Complex systems have natural constraints - different parts of the system live in tension, and those tensions must be balanced in some way. In security, it is "confidentiality, availability, integrity"; a computer locked in a vault and never turned on, for instance, embodies very high confidentiality but very low availability.
These tensions exist everywhere. In manufacturing, it is "good, fast, cheap". In blockchains, it is "scalability, security, decentralization". And so on. There is not a deterministic 'right' answer for balancing constraints in a complex system - it is about strategic priorities, risk tolerance, opportunity costs, and other stuff I assume people get MBAs to talk about.
I suspect constructing intelligent systems lends itself to an acute form of this challenge. There are countless constraint dimensions. For example, should an ideal general intelligence be contemplative or decisive in judgement? Pragmatic or principled in planning? Firm or compliant amid change? Efficient or exhaustive in approach? Would it be (if you'll forgive me) an ESTJ, or an INFP? etc.
And I think the answer is: yes. General intelligence probably encompasses the capacity for all those modes - but I don't think it can contain them all in any single agent at one time. That is, I don't think it is possible to express any form of robust general intelligence without first embracing some constraint configuration: without first affirming a predisposition.
I'd argue that it takes a community of intelligences - operating in different modes and balanced against one another in healthy tension - in order to achieve the fullest forms of general intelligence.

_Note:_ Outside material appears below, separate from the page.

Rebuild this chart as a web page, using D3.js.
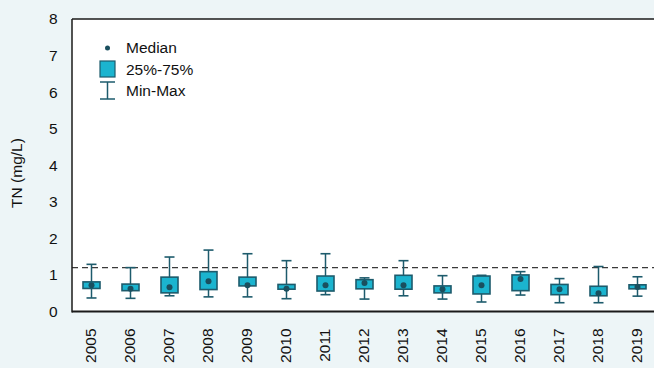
<!DOCTYPE html>
<html>
<head>
<meta charset="utf-8">
<script src="https://cdn.jsdelivr.net/npm/d3@7"></script>
<style>
  html, body { margin: 0; padding: 0; background: #edf5f7; }
  svg { display: block; font-family: "Liberation Sans", Arial, sans-serif; }
</style>
</head>
<body>
<svg id="chart" width="654" height="368"></svg>
<script>
// Annual total nitrogen statistics (mg/L)
const years = ["2005","2006","2007","2008","2009","2010","2011","2012","2013","2014","2015","2016","2017","2018","2019"];
const minVals = [0.37,0.36,0.43,0.40,0.40,0.35,0.46,0.34,0.43,0.34,0.26,0.45,0.24,0.24,0.42];
const q1Vals  = [0.63,0.57,0.51,0.60,0.70,0.61,0.56,0.62,0.61,0.51,0.48,0.57,0.46,0.43,0.62];
const medVals = [0.72,0.62,0.66,0.83,0.72,0.62,0.72,0.78,0.72,0.61,0.72,0.89,0.61,0.50,0.67];
const q3Vals  = [0.81,0.75,0.94,1.09,0.94,0.74,0.97,0.87,0.99,0.70,0.97,1.00,0.74,0.69,0.73];
const maxVals = [1.29,1.20,1.49,1.68,1.58,1.39,1.58,0.92,1.39,0.98,0.99,1.09,0.90,1.23,0.95];
const yTicks = [0,1,2,3,4,5,6,7,8];
const guideline = 1.2;

const boxFill = "#1bb4cf";
const boxStroke = "#1d5b6c";
const dotColor = "#1a4f5e";
const fontSize = 15.5;

const svg = d3.select("#chart");
const mLeft = 72, mTop = 19, mBottom = 311.5, mRight = 657;

const x = d3.scaleBand().domain(years).range([mLeft, mRight]).padding(0);
const y = d3.scaleLinear().domain([0, 8]).range([mBottom, mTop]);

// plot background
svg.append("rect")
  .attr("x", mLeft).attr("y", mTop)
  .attr("width", 700 - mLeft).attr("height", mBottom - mTop)
  .attr("fill", "#ffffff");

// reference line
svg.append("line")
  .attr("x1", mLeft).attr("x2", 700)
  .attr("y1", y(guideline)).attr("y2", y(guideline))
  .attr("stroke", "#3a3a3a").attr("stroke-width", 1.2)
  .attr("stroke-dasharray", "6,4");

const data = years.map((yr, i) => ({
  yr, min: minVals[i], q1: q1Vals[i], med: medVals[i], q3: q3Vals[i], max: maxVals[i]
}));

const g = svg.append("g");
const boxW = 17, capW = 10;

const item = g.selectAll("g.box").data(data).join("g")
  .attr("class", "box")
  .attr("transform", d => `translate(${x(d.yr) + x.bandwidth() / 2},0)`);

item.append("line")
  .attr("x1", 0).attr("x2", 0)
  .attr("y1", d => y(d.min)).attr("y2", d => y(d.max))
  .attr("stroke", boxStroke).attr("stroke-width", 1.5);
item.append("line")
  .attr("x1", -capW / 2).attr("x2", capW / 2)
  .attr("y1", d => y(d.max)).attr("y2", d => y(d.max))
  .attr("stroke", boxStroke).attr("stroke-width", 1.6);
item.append("line")
  .attr("x1", -capW / 2).attr("x2", capW / 2)
  .attr("y1", d => y(d.min)).attr("y2", d => y(d.min))
  .attr("stroke", boxStroke).attr("stroke-width", 1.6);
item.append("rect")
  .attr("x", -boxW / 2).attr("width", boxW)
  .attr("y", d => y(d.q3)).attr("height", d => y(d.q1) - y(d.q3))
  .attr("fill", boxFill).attr("stroke", boxStroke).attr("stroke-width", 1.6);
item.append("circle")
  .attr("cx", 0).attr("cy", d => y(d.med)).attr("r", 3)
  .attr("fill", dotColor);

// axes frame
svg.append("line").attr("x1", mLeft).attr("x2", 700).attr("y1", mTop).attr("y2", mTop)
  .attr("stroke", "#1a1a1a").attr("stroke-width", 1.5);
svg.append("line").attr("x1", mLeft).attr("x2", 700).attr("y1", mBottom).attr("y2", mBottom)
  .attr("stroke", "#1a1a1a").attr("stroke-width", 2);
svg.append("line").attr("x1", mLeft).attr("x2", mLeft).attr("y1", mTop).attr("y2", mBottom + 1)
  .attr("stroke", "#1a1a1a").attr("stroke-width", 1.5);

// y axis
const yAxis = svg.append("g")
  .attr("transform", `translate(${mLeft},0)`)
  .call(d3.axisLeft(y).tickValues(yTicks).tickSize(0).tickPadding(14.5));
yAxis.select(".domain").remove();
yAxis.selectAll("text").attr("font-size", fontSize).attr("fill", "#111")
  .attr("font-family", "Liberation Sans, Arial, sans-serif");

// x axis
const xAxis = svg.append("g")
  .attr("transform", `translate(0,${mBottom})`)
  .call(d3.axisBottom(x).tickSize(0));
xAxis.select(".domain").remove();
xAxis.selectAll("text")
  .attr("font-size", fontSize).attr("fill", "#111")
  .attr("font-family", "Liberation Sans, Arial, sans-serif")
  .attr("text-anchor", "end")
  .attr("dy", null)
  .attr("transform", "translate(4.5,17) rotate(-90)")
  .attr("x", 0).attr("y", 0);

// y axis title
svg.append("text")
  .attr("transform", "translate(22,173) rotate(-90)")
  .attr("text-anchor", "middle")
  .attr("font-size", fontSize).attr("fill", "#111")
  .text("TN (mg/L)");

// legend
const lg = svg.append("g");
lg.append("circle").attr("cx", 107.5).attr("cy", 48).attr("r", 2.5).attr("fill", dotColor);
lg.append("rect").attr("x", 100).attr("y", 61).attr("width", 15).attr("height", 16)
  .attr("fill", boxFill).attr("stroke", boxStroke).attr("stroke-width", 1.2);
lg.append("line").attr("x1", 107.5).attr("x2", 107.5).attr("y1", 82).attr("y2", 99)
  .attr("stroke", boxStroke).attr("stroke-width", 1.5);
lg.append("line").attr("x1", 100).attr("x2", 115).attr("y1", 82).attr("y2", 82)
  .attr("stroke", boxStroke).attr("stroke-width", 1.5);
lg.append("line").attr("x1", 100).attr("x2", 115).attr("y1", 99).attr("y2", 99)
  .attr("stroke", boxStroke).attr("stroke-width", 1.5);
const labels = [["Median", 48], ["25%-75%", 69.5], ["Min-Max", 91]];
lg.selectAll("text.lab").data(labels).join("text")
  .attr("class", "lab")
  .attr("x", 126).attr("y", d => d[1]).attr("dy", "0.35em")
  .attr("font-size", fontSize).attr("fill", "#111")
  .text(d => d[0]);
</script>
</body>
</html>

Insofar as we embrace that healthy tension and enable diverse expressions of intelligence around us, we upgrade our own and our community's capabilities.
This theme is woven continuously throughout Attorney Woo. There are other reasons to recommend Attorney Woo, like the scriptwriting, the cinematography, the visualizations, and the narrative pacing. But as a lesson in human intelligence, it is (if you'll forgive me again) extraordinary.